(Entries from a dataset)

+-------+

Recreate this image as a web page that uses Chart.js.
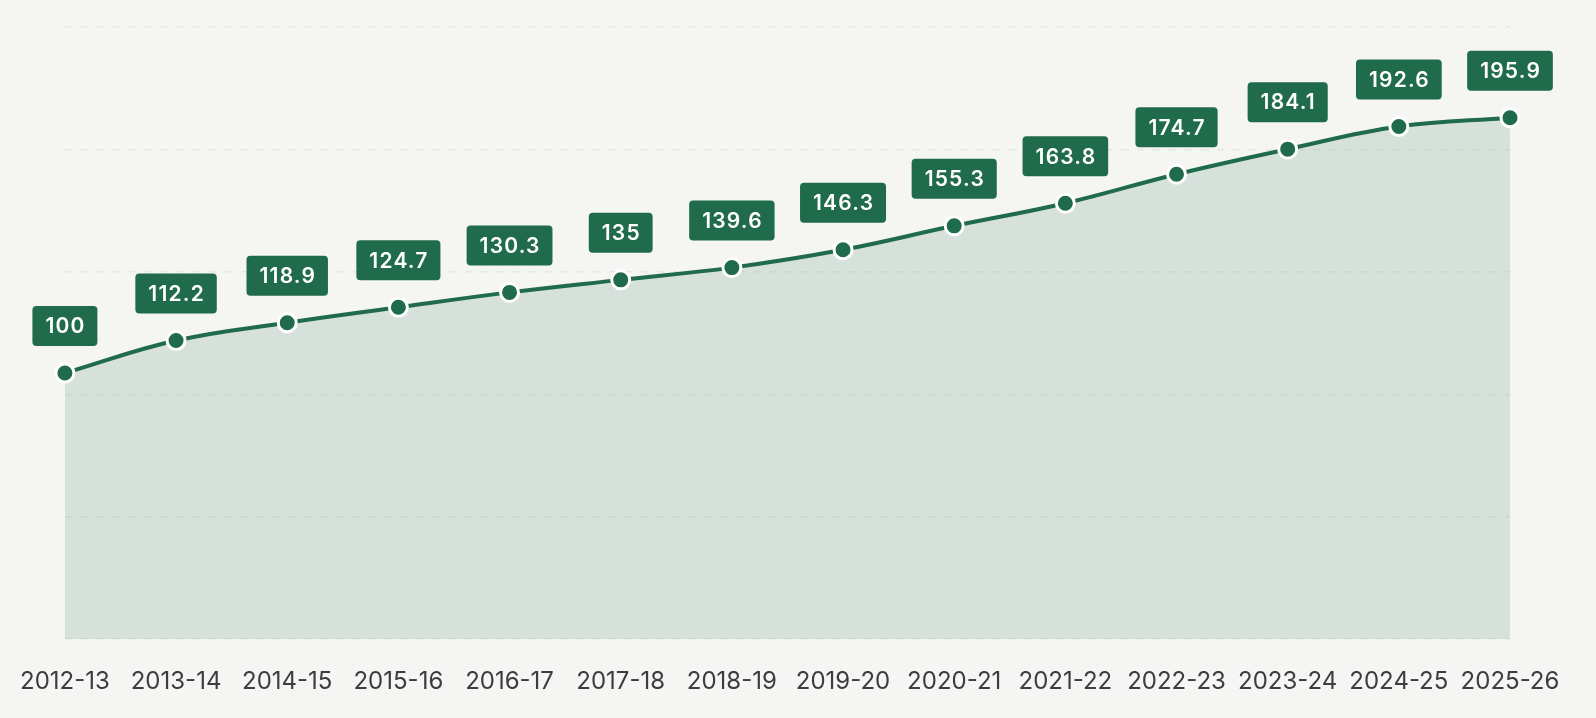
<!DOCTYPE html>
<html>
<head>
<meta charset="utf-8">
<script src="https://cdn.jsdelivr.net/npm/chart.js@4.4.1/dist/chart.umd.min.js"></script>
<style>
  html, body { margin: 0; padding: 0; background: #f5f5f3; }
  #wrap { width: 1596px; height: 718px; position: relative; }
</style>
</head>
<body>
<div id="wrap"><canvas id="indexChart"></canvas></div>
<script>
// financial years
const years = [
  '2012-13', '2013-14', '2014-15', '2015-16', '2016-17', '2017-18', '2018-19',
  '2019-20', '2020-21', '2021-22', '2022-23', '2023-24', '2024-25', '2025-26'
];

// index values (2012-13 = 100)
const indexValues = [
  100, 112.2, 118.9, 124.7, 130.3, 135, 139.6,
  146.3, 155.3, 163.8, 174.7, 184.1, 192.6, 195.9
];

const yMin = 0;
const yMax = 230;

const green = '#1f6b4b';

// value boxes above each point
const valueBoxes = {
  id: 'valueBoxes',
  afterDatasetsDraw(chart) {
    const ctx = chart.ctx;
    const meta = chart.getDatasetMeta(0);
    const sp = 1.2;
    ctx.save();
    ctx.font = '600 21px Inter';
    ctx.letterSpacing = sp + 'px';
    ctx.textAlign = 'center';
    ctx.textBaseline = 'middle';
    meta.data.forEach(function(pt, i){
      const txt = String(indexValues[i]);
      const tw = ctx.measureText(txt).width - sp;
      const w = tw + 26;
      const h = 40;
      const bottom = pt.y - 27;
      ctx.fillStyle = green;
      ctx.beginPath();
      ctx.roundRect(pt.x - w / 2, bottom - h, w, h, 4);
      ctx.fill();
      ctx.fillStyle = '#ffffff';
      ctx.fillText(txt, pt.x + sp / 2, bottom - h / 2 + 1);
    });
    ctx.restore();
  }
};

const el = document.getElementById('indexChart');

new Chart(el, {
  type: 'line',
  data: {
    labels: years,
    datasets: [{
      label: 'Index',
      data: indexValues,
      borderColor: green,
      borderWidth: 4,
      backgroundColor: 'rgba(31,107,75,0.14)',
      fill: 'origin',
      tension: 0.4,
      pointRadius: 9,
      pointHoverRadius: 9,
      pointBackgroundColor: green,
      pointBorderColor: '#ffffff',
      pointBorderWidth: 3
    }]
  },
  options: {
    responsive: true,
    maintainAspectRatio: false,
    animation: false,
    layout: {
      padding: { top: 27, left: 64, right: 86, bottom: 2 }
    },
    plugins: {
      legend: { display: false },
      tooltip: { enabled: false }
    },
    scales: {
      x: {
        offset: false,
        grid: { display: false },
        border: { display: false },
        ticks: {
          color: '#3a3e3e',
          font: { family: 'Inter', size: 24 },
          padding: 20,
          maxRotation: 0,
          autoSkip: false
        }
      },
      y: {
        min: yMin,
        max: yMax,
        grid: {
          color: 'rgba(0,0,0,0.06)',
          lineWidth: 1.5,
          drawTicks: false
        },
        border: { display: false, dash: [8, 8] },
        ticks: { display: false, count: 6 }
      }
    }
  },
  plugins: [valueBoxes]
});
</script>
</body>
</html>
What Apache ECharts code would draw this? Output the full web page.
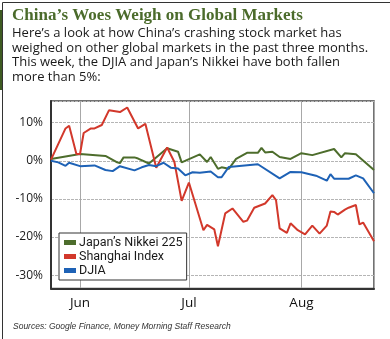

+-------+

▶ What the task asks
Using the listing above, pull out all lines that hold the word "this".

▶ Response
Recreate this image as a web page that uses Chart.js.
What Apache ECharts code would draw this? Output the full web page.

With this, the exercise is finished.